Das Modell der konventionellen Energiewirtschaft funktioniert anders: Die teilweise niedrigeren Stromgestehungskosten in Verbindung mit exorbitant hohen Renditen führen zu vergleichbar hohen Strompreisen, aber zu weniger Beschäftigung – und somit zu hohen Kosten an anderer Stelle der Volkswirtschaft.
5. Die dezentrale Nutzung Erneuerbarer Energien ist auch deswegen von Vorteil, weil milliardenschwere Kaufkraftabflüsse für den Import von Kohle, Erdgas und Uran vermieden werden.
Die Bundesregierung hob in einem Bericht positiv hervor, dass 2010 „dank der Erneuerbaren Energien fossile Energieimporte im Wert von insgesamt rund 6 Milliarden Euro vermieden“ wurden.
6. Selbst wenn durch die dezentrale Energiewende bei sinkenden Renditen die Kosten moderat steigen sollten, beispielsweise durch Investitionen in die Speicherinfrastruktur, so muss das volkswirtschaftlich nicht nachteilig sein.

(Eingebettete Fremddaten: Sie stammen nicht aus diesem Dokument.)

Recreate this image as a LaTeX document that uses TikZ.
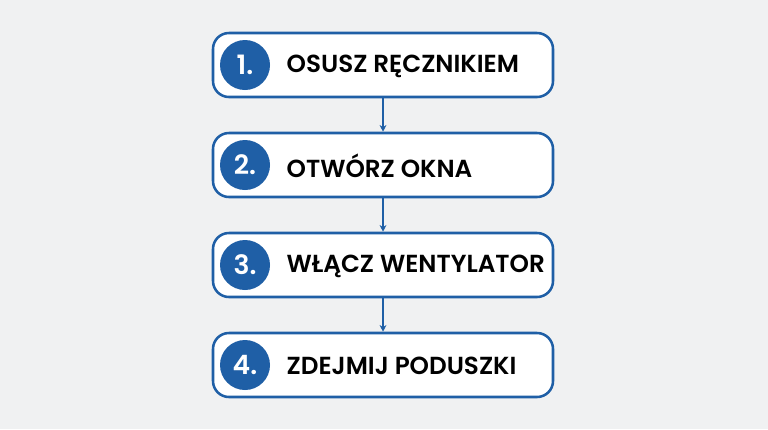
\documentclass[tikz,border=0pt]{standalone}
\usepackage{fontspec}
\setmainfont{Poppins}[BoldFont={* SemiBold}]
\usetikzlibrary{arrows.meta,positioning}
\definecolor{stepblue}{HTML}{1F5FA6}
\definecolor{bgcol}{HTML}{F0F1F2}
\tikzset{
  >=Stealth,
  every node/.append style={font=\bfseries\fontsize{18.5}{22}\selectfont},
}
\begin{document}
\begin{tikzpicture}[x=0.75pt,y=-0.75pt,
  stepbox/.style={draw=stepblue, line width=1.9pt, rounded corners=12pt, fill=white,
    minimum width=255pt, minimum height=48pt, inner sep=0pt},
  num/.style={circle, fill=stepblue, minimum size=37.5pt, inner sep=0pt, text=white,
    font=\bfseries\fontsize{20}{24}\selectfont},
  lbl/.style={anchor=west, text=black},
  arr/.style={-{Stealth[length=5pt,width=5pt]}, draw=stepblue, line width=1.3pt}
]
\fill[bgcol] (0,0) rectangle (768,429);
\useasboundingbox (0,0) rectangle (768,429);

% Steps
\node[stepbox] (s1) at (383,65) {};
\node[stepbox] (s2) at (383,165) {};
\node[stepbox] (s3) at (383,265) {};
\node[stepbox] (s4) at (383,365) {};

% Numbers
\node[num] (n1) at (245,65) {1.};
\node[num] (n2) at (245,165) {2.};
\node[num] (n3) at (245,265) {3.};
\node[num] (n4) at (245,365) {4.};

% Labels
\node[lbl] (t1) at (282,66) {OSUSZ RĘCZNIKIEM};
\node[lbl] (t2) at (282,166) {OTWÓRZ OKNA};
\node[lbl] (t3) at (282,266) {WŁĄCZ WENTYLATOR};
\node[lbl] (t4) at (282,366) {ZDEJMIJ PODUSZKI};

% Connectors
\draw[arr] (s1) -- (s2);
\draw[arr] (s2) -- (s3);
\draw[arr] (s3) -- (s4);
\end{tikzpicture}
\end{document}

Zum einen sind jährlich weitere 90 Milliarden Euro durch den schrittweisen Verzicht auf Energieimporte mobilisierbar. Zum anderen darf die Energiebranche auch zulegen, wenn dies für die Gewährleistung der Versorgungssicherheit erforderlich ist, während etwa eine rückläufige Rüstungs- und Finanzbranche den Steuerzahler im Gegenzug jede Menge Kosten ersparen könnten.